Conflict between property ownership and trail development is common.  Even in Boise, where the greenbelt along the Boise River connecting Boise, Garden City, and Eagle has been in development for some 50 years and was recently declared “finished”, conflicts remain.   The Island Woods and Riverside Village subdivisions are notorious for illegally blocking public access to rights of way along the river.  The Riverside Village situation was diffused somewhat when alternative access was provided along the south side of the river and through lightly-traveled neighborhood roads on the north side.  Island Woods is still locked in a contentious legal battle with the City of Eagle, in part because there is no good way around it.

Abandoned railway lines are transportation corridors that, like rivers, have a reasonable expectation of public access.  Since 1983, the federal government has allowed an alternative to abandonment called rail banking.  Ownership is transferred to the state or federal government which keeps the right-of-way and structures intact while removing liability from the railroad that previously owned it.  Interested parties like Rails-To-Trails developers can apply to use the land for other purposes, with the agreement that the corridor may be restored to railway use in the future.  This makes a lot of sense to me.  Railway lines exist because they optimally connect regions and communities together and the costs of engineering, construction, and environmental impact were sunk long ago.  As much as I like rail trails, I’d prefer they remain railroads to help offload the long-haul traffic that snarls and degrades our highways.  Using the rail beds as trails while railroad use remains economically unviable seems like a good compromise.

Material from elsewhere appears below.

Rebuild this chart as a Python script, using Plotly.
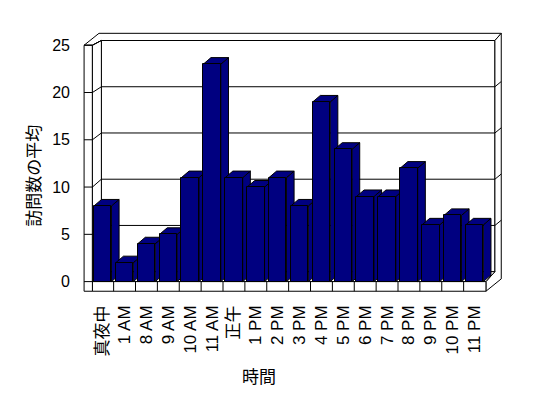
import plotly.graph_objects as go

# ---- data ----
categories = ["真夜中", "1 AM", "8 AM", "9 AM", "10 AM", "11 AM", "正午", "1 PM", "2 PM",
              "3 PM", "4 PM", "5 PM", "6 PM", "7 PM", "8 PM", "9 PM", "10 PM", "11 PM"]
values = [8, 2, 4, 5, 11, 23, 11, 10, 11, 8, 19, 14, 9, 9, 12, 6, 7, 6]
y_ticks = [0, 5, 10, 15, 20, 25]
x_title = "時間"
y_title = "訪問数の平均"

# ---- style / geometry constants ----
NAVY = "#000080"
FONT = "Liberation Sans, Arial, Noto Sans CJK JP"
BAR_W = 0.8
DX, DY = 0.35, 0.69          # bar depth offset (data units)
XL_OUT, XL_IN = -0.85, -0.47  # left wall front edges
XR_FRONT = 17.52              # right end of front floor
DXW = 0.41                    # wall depth in x
XR_BACK = XR_FRONT + DXW
XR_OUT = 18.22
FLOOR_B = -1.02
BACK0, BSCALE = 1.05, 0.978   # back-wall value mapping
TOP_OUT = 26.26
YMAX = y_ticks[-1]


def back(v):
    return BACK0 + v * BSCALE


def path(pts, close=True):
    s = "M " + " L ".join(f"{x},{y}" for x, y in pts)
    return s + (" Z" if close else "")


shapes = []


def add(pts, fill="white", close=True, width=1):
    shapes.append(dict(type="path", path=path(pts, close), xref="x", yref="y",
                       layer="below", fillcolor=fill if close else None,
                       line=dict(color="black", width=width)))


XB_L = XL_IN + DXW
# back wall
add([(XB_L, back(0)), (XR_BACK, back(0)), (XR_BACK, back(YMAX)), (XB_L, back(YMAX))])
# top outer slab
add([(XL_OUT, YMAX), (XL_OUT + 0.68, TOP_OUT), (XR_OUT, TOP_OUT), (XR_BACK, back(YMAX)),
     (XB_L, back(YMAX)), (XL_IN, YMAX)])
# right slab
add([(XR_BACK, back(YMAX)), (XR_OUT, TOP_OUT), (XR_OUT, 0.29), (XR_FRONT, FLOOR_B),
     (XR_FRONT, 0), (XR_BACK, back(0))])
# floor top
add([(XL_IN, 0), (XR_FRONT, 0), (XR_BACK, back(0)), (XB_L, back(0))])
# floor front
add([(XL_IN, FLOOR_B), (XR_FRONT, FLOOR_B), (XR_FRONT, 0), (XL_IN, 0)])
for i in range(len(categories) - 1):
    add([(i + 0.5, FLOOR_B), (i + 0.5, 0)], close=False)
# left wall front
add([(XL_OUT, FLOOR_B), (XL_IN, FLOOR_B), (XL_IN, YMAX), (XL_OUT, YMAX)])
# left wall side (between front and back)
add([(XL_IN, 0), (XL_IN, YMAX), (XB_L, back(YMAX)), (XB_L, back(0))])
for v in y_ticks:
    add([(XL_OUT, v), (XL_IN, v), (XB_L, back(v))], close=False)
    if 0 < v < YMAX:
        add([(XB_L, back(v)), (XR_BACK, back(v)), (XR_OUT, back(v) + 0.55)], close=False)

# bar side and top faces (from values)
for i, v in enumerate(values):
    l, r = i - BAR_W / 2, i + BAR_W / 2
    add([(r, 0), (r + DX, DY), (r + DX, v + DY), (r, v)], fill=NAVY)
    add([(l, v), (l + DX, v + DY), (r + DX, v + DY), (r, v)], fill=NAVY)

fig = go.Figure()
fig.add_trace(go.Bar(x=list(range(len(categories))), y=values, width=BAR_W,
                     marker=dict(color=NAVY, line=dict(color="black", width=1)),
                     hoverinfo="skip", showlegend=False))

fig.update_layout(
    width=548, height=398,
    margin=dict(l=83, r=45, t=32, b=106),
    paper_bgcolor="white", plot_bgcolor="white",
    shapes=shapes,
    bargap=0,
    font=dict(family=FONT, size=16, color="black"),
    xaxis=dict(range=[-0.9, 18.3], tickmode="array",
               tickvals=list(range(len(categories))), ticktext=categories,
               tickangle=-90, showgrid=False, zeroline=False, showline=False,
               ticks="", ticklabelstandoff=9, tickfont=dict(size=17, family=FONT)),
    yaxis=dict(range=[-1.1, 26.4], tickmode="array", tickvals=y_ticks,
               showgrid=False, zeroline=False, showline=False, ticks="",
               ticklabelstandoff=12, tickfont=dict(size=16, family=FONT)),
    annotations=[
        dict(text=y_title, xref="paper", yref="paper", x=-0.122, y=0.446,
             textangle=-90, showarrow=False, font=dict(size=17, family="Noto Sans CJK JP"),
             xanchor="center", yanchor="middle"),
        dict(text=x_title, xref="paper", yref="paper", x=0.419, y=-0.321,
             showarrow=False, font=dict(size=17, family="Noto Sans CJK JP"),
             xanchor="center", yanchor="middle"),
    ],
)

fig.write_html("out.html")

Weiser River Trail in western Idaho is a good example of a rail trail that directly benefits from rail banking.  Even with the authority of the federal government, the developers of the trail spent a large amount of time and money fighting legal battles from private parties who thought they were afforded squatter’s rights.  Not so, it turns out, and Weiser River Trail now provides an 84 mile long non-motorized transportation corridor, from Weiser to New Meadows, ID.  You still see signs of dissent along the trail, like a sign near Mundo Hot Springs that says, in effect, “The Weiser River Trail Ruined My Life.”

I’m not a fan of gated communities for a number of reasons but I think it’s simply wrong when they block strategic access to public lands.  The situation at Guffey Bridge reminds me of my experience with public beaches in southern California, where adjacent landowners attempt to prevent public access by making it look like the beaches are private.  Incidentally, the same tactic was used by John Evans, Mayor of Garden City, ID and former developer of Riverside Village, to renege on a prior agreement allowing bicycle access along the Boise River in Riverside Village.  Posting a $2 “No Trespassing” sign is easy and deceitful, but pretty meaningless.  But a barbed wire fence?  The Boise, Nampa, and Owyhee Railroad was abandoned some 40 years before rail banking became law, so I have no doubt ownership reverted back to the adjacent landowners.  Still, when the bridge was restored it’s a shame that an agreement wasn’t reached to connect it the roughly 2000 feet necessary to reach Guffey Lane on the south side of the river.

I’m no Rosa Parks, but fueled by indignation and necessity it was easy to commit a little civil disobedience and hop the barbed-wire fence.  We peacefully rode the 4-mile round-trip to Highway 78 and back with nary a look askance from the locals.  Now I knew it was possible to cross at Guffey Bridge, but was it a good idea?  Well I’d already done it once.   I deferred to the group:  only one responded, and it was in the affirmative.  Crossing at Guffey Bridge was now the plan of record, thus beginning my life of crime.